Plus tard, je recevais en cadeau mon premier appareil photographique. Avec la caméra, je compris rapidement que j’aimais avoir l’attention de mes contemporains lorsque je pointais le magique appareil en leur direction. Ensuite, une fois les photos développées, j’observais attentivement mais discrètement leurs expressions, commentaires et j’attendais avec impatience le moment où leur visage changerait à la vue de leur portraits. Beaucoup plus tard, je fis mes pas dans la photographie sérieuse, lisant sur la vie et l’œuvre des grands photographes, étudiant les techniques et scrutant les appareils. J’appris alors que M. Daguerre et son daguerréotype -il y a presque 200 ans- imprimait une image sur une plaque de cuivre recouverte d’une fine couche d’argent pour donner naissance à la toute première «photo»! J’étais renversé. Un nouvel art était né.
Plusieurs décennies plus tard, le virage numérique allait me propulser à faire de la photographie, mon métier. Du coup, je fut saisi par la vertigineuse vitesse de l’évolution de la caméra. J’avais la possibilité de faire mille et une images, de les modifier, de les partager, de les stocker, de les faire vivre sur plusieurs plateformes et supports.
Puis un événement vint tout changer.
La perte d’un être cher secoua toutes mes certitudes. J’entrepris alors un long voyage au sud de notre continent, au bout de la terre, là où toutes les routes s’appellent Ruta del fin del Mundo, en Patagonie, terre sauvage aux confins de l’Amérique australe.
C’est donc à Terre de Feu que débuta une fabuleuse aventure qui allait me mener au Parc National des Glaciers où 47 éternels, inscrits à l’UNESCO, m’attendaient depuis plus de 15 mille ans.
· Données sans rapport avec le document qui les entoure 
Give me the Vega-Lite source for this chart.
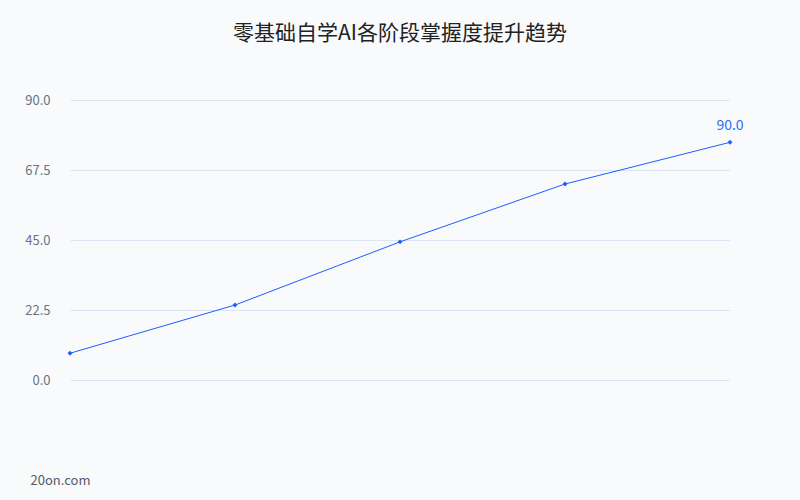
{
  "$schema": "https://vega.github.io/schema/vega-lite/v6.json",
  "autosize": "none",
  "width": 660,
  "height": 280,
  "padding": {"left": 70, "top": 100, "right": 70, "bottom": 120},
  "background": "#f8fafc",
  "title": {
    "text": "零基础自学AI各阶段掌握度提升趋势",
    "font": "Noto Sans CJK SC",
    "fontSize": 21,
    "fontWeight": "normal",
    "color": "#222222",
    "anchor": "middle",
    "offset": 50
  },
  "config": {
    "view": {"stroke": null},
    "font": "Noto Sans CJK SC"
  },
  "data": {
    "values": [
      {"stage": "阶段1", "score": 8.6, "label": ""},
      {"stage": "阶段2", "score": 24.1, "label": ""},
      {"stage": "阶段3", "score": 44.4, "label": ""},
      {"stage": "阶段4", "score": 63.0, "label": ""},
      {"stage": "阶段5", "score": 76.4, "label": "90.0"}
    ]
  },
  "encoding": {
    "x": {
      "field": "stage",
      "type": "ordinal",
      "sort": null,
      "scale": {"type": "point", "padding": 0},
      "axis": {
        "labels": false,
        "ticks": false,
        "domain": false,
        "grid": false,
        "title": "20on.com",
        "titleFont": "Noto Sans CJK SC",
        "titleFontSize": 13,
        "titleFontWeight": "normal",
        "titleColor": "#555b66",
        "titleAlign": "left",
        "titleAnchor": "start",
        "titleBaseline": "middle",
        "titleX": -40,
        "titleY": 100
      }
    },
    "y": {
      "field": "score",
      "type": "quantitative",
      "scale": {"domain": [0, 90], "nice": false},
      "axis": {
        "values": [0, 22.5, 45, 67.5, 90],
        "format": ".1f",
        "title": null,
        "ticks": false,
        "domain": false,
        "labelPadding": 20,
        "labelFontSize": 13,
        "labelColor": "#6b7280",
        "gridColor": "#dde4f4",
        "gridWidth": 1
      }
    }
  },
  "layer": [
    {
      "mark": {"type": "line", "color": "#1e5eff", "strokeWidth": 1}
    },
    {
      "mark": {"type": "point", "shape": "diamond", "filled": true, "size": 24, "color": "#1e5eff", "opacity": 1}
    },
    {
      "mark": {"type": "text", "dy": -16, "fontSize": 14, "color": "#2e6bff"},
      "encoding": {"text": {"field": "label"}}
    }
  ]
}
Sur le bateau, nous étions de toutes nationalités et de tous âges à quelques mètres d’un merveilleux et imposant monstre de glace nommé Perito Moreno. Quel phénomène!! Il bouge, il craque, il gronde, il pleure des stalagmites de dizaines de mètres qui le fondent lentement. La glace de ce géant s’érige devant moi sur plus de 75 mètres (25 étages) et date de la dernière glaciation… Et si nous sommes prudents, nous pourrons y toucher! À ce moment, tous se précipitent sur leur appareils cellulaires, photos, vidéo et caméras afin de partager l’expérience avec les absents. Pendant un long moment, je ne peux qu’admirer la sublime beauté du spectacle millénaire se dressant devant nous.
Pendant que tous s’affairent à partager l’éphémère moment, moi je m’applique à immortaliser l’éternel géant.
C’est donc en Patagonie devant un des plus importants glaciers de l’hémisphère sud, que j’ai compris l’importance de certains sentiments négligés, voire oubliés. En revenant aux origines de l’image imprimée, je me suis penché sur un projet d’émotions. Dans un monde où tout est rapide, j’ai eu envie de m’arrêter, de regarder de contempler. Vivant au Québec, l’un des berceaux de l’aluminium mondial, le choix était clair. Les thèmes tantôt abstraits, tantôt figuratifs, piquent la curiosité et provoquent des émotions. Par l’étonnante variété de reflets de couleurs brossées et par les perspectives qu’elle nous offre, l’œuvre sur métal prend vie, nous conquiert, nous envoûte. L’élément métallique ajoute à la beauté et au mystère du sujet imprimé. L’aluminium brossé reconduit alors avec force et longévité mes images du bout du monde.